At the height of the massacres the Johnson Administration continued to extend covert assistance directly to the forces carrying out the killings, apparently including small arms delivered to the army through the CIA station in Bangkok. In early December, the State Department approved a covert payment of fifty million rupiah to finance the activities of the Action Front to Crush the 30 September Movement (KAP-Gestapu). Marshall Green noted approvingly that Kap-Gestapu's activities 'have been an important factor in the army's program', especially in Central Java where it was leading the attack on the PKI. US officials have confirmed that the embassy also turned over lists identifying thousands of PKI leaders and cadres to Indonesian army intermediaries, who used them to track down PKI members for arrest and execution.
US officials, like their counterparts in the army, viewed their campaign to eliminate the PKI leadership and destroy its infrastructure in strategic terms, as 'a power struggle, not an ideological struggle' with a rival power centre. The British Consul in Medan framed the contest between the army and the PKI in Sumatra, where both groups were concerned with the control of local ports, rubber estates and tin mines, as one for foreign exchange reserves and access to resources. Not surprisingly, the rubber estates in northern Sumatra were the scene of some of the bloodiest attacks against PKI supporters, with, according to the British consulate in Medan, the army 'arresting, converting or otherwise disposing of some 3,000 PKI members a week'.
An ominous silence
The western response to the mass killings in Indonesia was enthusiastic - and instructive. Washington continued its assistance long after it was clear that mass killings were taking place and in the expectation that US aid would contribute to this end. Not a single official ever spoke against the slaughter. 'Our policy was silence', Deputy US National Security Advisor Walt Rostow later wrote in his correspondence with President Johnson, a good thing, he said, 'in light of the wholesale killings that have accompanied the transition' from Sukarno to Suharto. The US was not alone. Thailand offered rice to the Indonesian army on the condition that it destroy both the PKI and Sukarno. Even the Soviets continued to ship weapons throughout the period in an effort to maintain relations with the military and further undermine Chinese influence. New Zealand embassy officials in Jakarta reported in December 1965 that their Soviet counterparts were 'letting it be known to the Generals that if it comes down to a choice between the PKI or no PKI, the USSR would prefer the latter'.

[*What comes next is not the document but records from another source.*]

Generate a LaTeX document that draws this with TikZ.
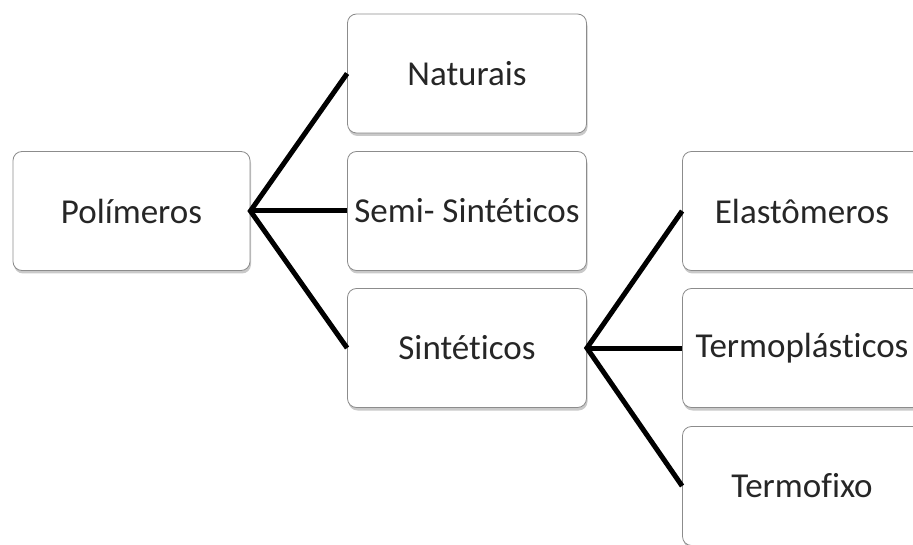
\documentclass[tikz,border=0pt]{standalone}
\usepackage{fontspec}
\setmainfont[Ligatures={NoCommon}]{Carlito}
\usetikzlibrary{shadows}
\begin{document}
\begin{tikzpicture}[x=1pt,y=-1pt,
  box/.style={draw=black!45, line width=0.8pt, fill=white, rounded corners=9pt,
    minimum width=239pt, minimum height=119pt, inner sep=0pt,
    text=black!85, font=\fontsize{35}{42}\selectfont,
    drop shadow={shadow xshift=1pt, shadow yshift=-3pt, opacity=0.35, fill=black!60}},
  link/.style={line width=5pt, black}]
\useasboundingbox (0,0) rectangle (913,545);
\clip (0,0) rectangle (913,545);
\fill[white] (0,0) rectangle (913,545);
\node[box, minimum width=237pt] (pol) at (131.5,211) {Polímeros};
\node[box] (nat) at (467,73.5) {Naturais};
\node[box] (semi) at (467,211) {Semi- Sintéticos};
\node[box] (sin) at (467,348) {Sintéticos};
\node[box] (ela) at (802,211) {Elastômeros};
\node[box] (tpl) at (802,348) {Termoplásticos};
\node[box] (tfx) at (802,486) {Termofixo};
\draw[link] (nat.west) -- (pol.east) -- (sin.west);
\draw[link] (pol.east) -- (semi.west);
\draw[link] (ela.west) -- (sin.east) -- (tfx.west);
\draw[link] (sin.east) -- (tpl.west);
\end{tikzpicture}
\end{document}
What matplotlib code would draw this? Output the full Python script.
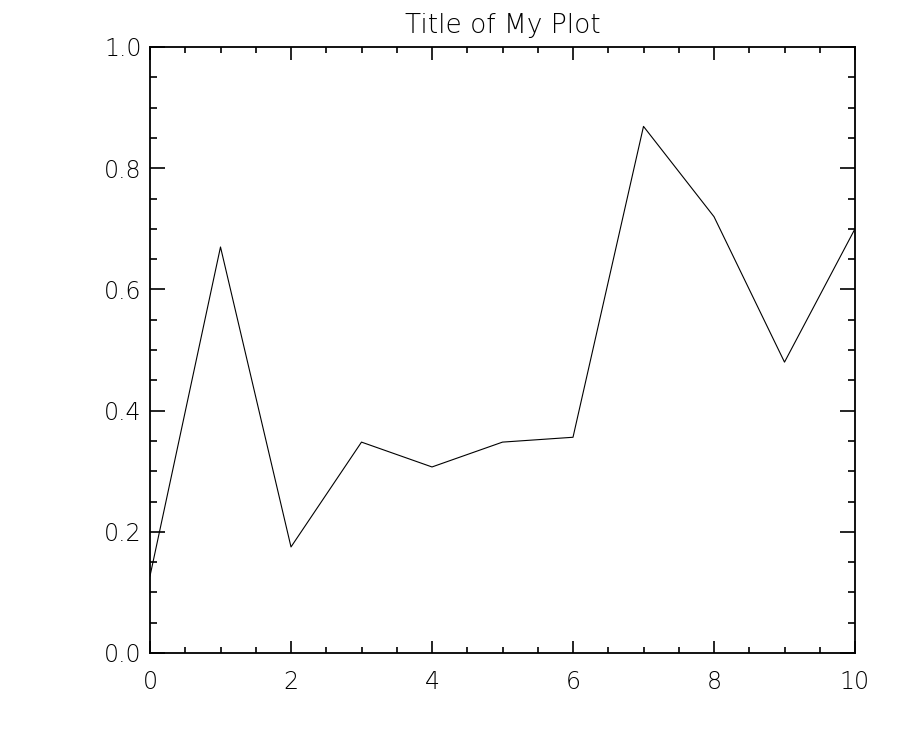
import matplotlib
matplotlib.use("Agg")
import matplotlib.pyplot as plt
from matplotlib.ticker import MultipleLocator

x_values = [0, 1, 2, 3, 4, 5, 6, 7, 8, 9, 10]
y_values = [0.127, 0.670, 0.175, 0.348, 0.307, 0.348, 0.356, 0.869, 0.720, 0.480, 0.700]
title_text = "Title of My Plot"

plt.rcParams['font.family'] = ['DejaVu Sans']

fig = plt.figure(figsize=(9, 7.5), dpi=100)
ax = fig.add_axes([150/900, 1-653/750, 705/900, 606/750])
ax.plot(x_values, y_values, color='black', linewidth=0.8)
ax.set_xlim(0, 10)
ax.set_ylim(0, 1.0)
ax.xaxis.set_major_locator(MultipleLocator(2))
ax.xaxis.set_minor_locator(MultipleLocator(0.5))
ax.yaxis.set_major_locator(MultipleLocator(0.2))
ax.yaxis.set_minor_locator(MultipleLocator(0.05))
ax.yaxis.set_major_formatter(matplotlib.ticker.FormatStrFormatter('%.1f'))
ax.tick_params(which='both', direction='in', top=True, right=True, width=1.2, labelsize=17, colors='black')
ax.tick_params(axis='x', which='major', length=9, pad=12)
ax.tick_params(axis='x', which='minor', length=4.5)
ax.tick_params(axis='y', which='major', length=11, pad=6)
ax.tick_params(axis='y', which='minor', length=5)
for s in ax.spines.values():
    s.set_linewidth(1.3)
for lab in ax.get_xticklabels() + ax.get_yticklabels():
    lab.set_fontweight('light')
ax.set_title(title_text, fontsize=19, pad=10, fontweight='light')
fig.savefig("out.png", dpi=100, facecolor='white')
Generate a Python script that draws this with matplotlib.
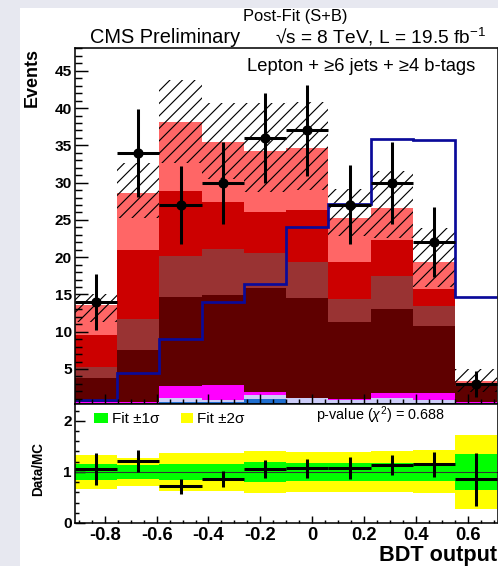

Indonesia's international supporters could have pressured it to limit the scope and scale of the violence - had they considered it in their interests to do so. But the US and its allies viewed the wholesale annihilation of the PKI and its civilian backers as an indispensable prerequisite to Indonesia's reintegration into the regional political economy, the ascendance of a modernising military regime and the crippling or overthrow of Sukarno. Indeed, Washington did everything in its power to encourage and facilitate the army-led massacre of alleged PKI members and US officials worried only that the killing of the party's unarmed supporters might not go far enough, permitting Sukarno to return to power and frustrate the Administration's emerging plans for a post-Sukarno Indonesia. This was, in short, efficacious terror, an essential building block of the quasi neo-liberal policies the West would attempt to impose on Indonesia in the years to come.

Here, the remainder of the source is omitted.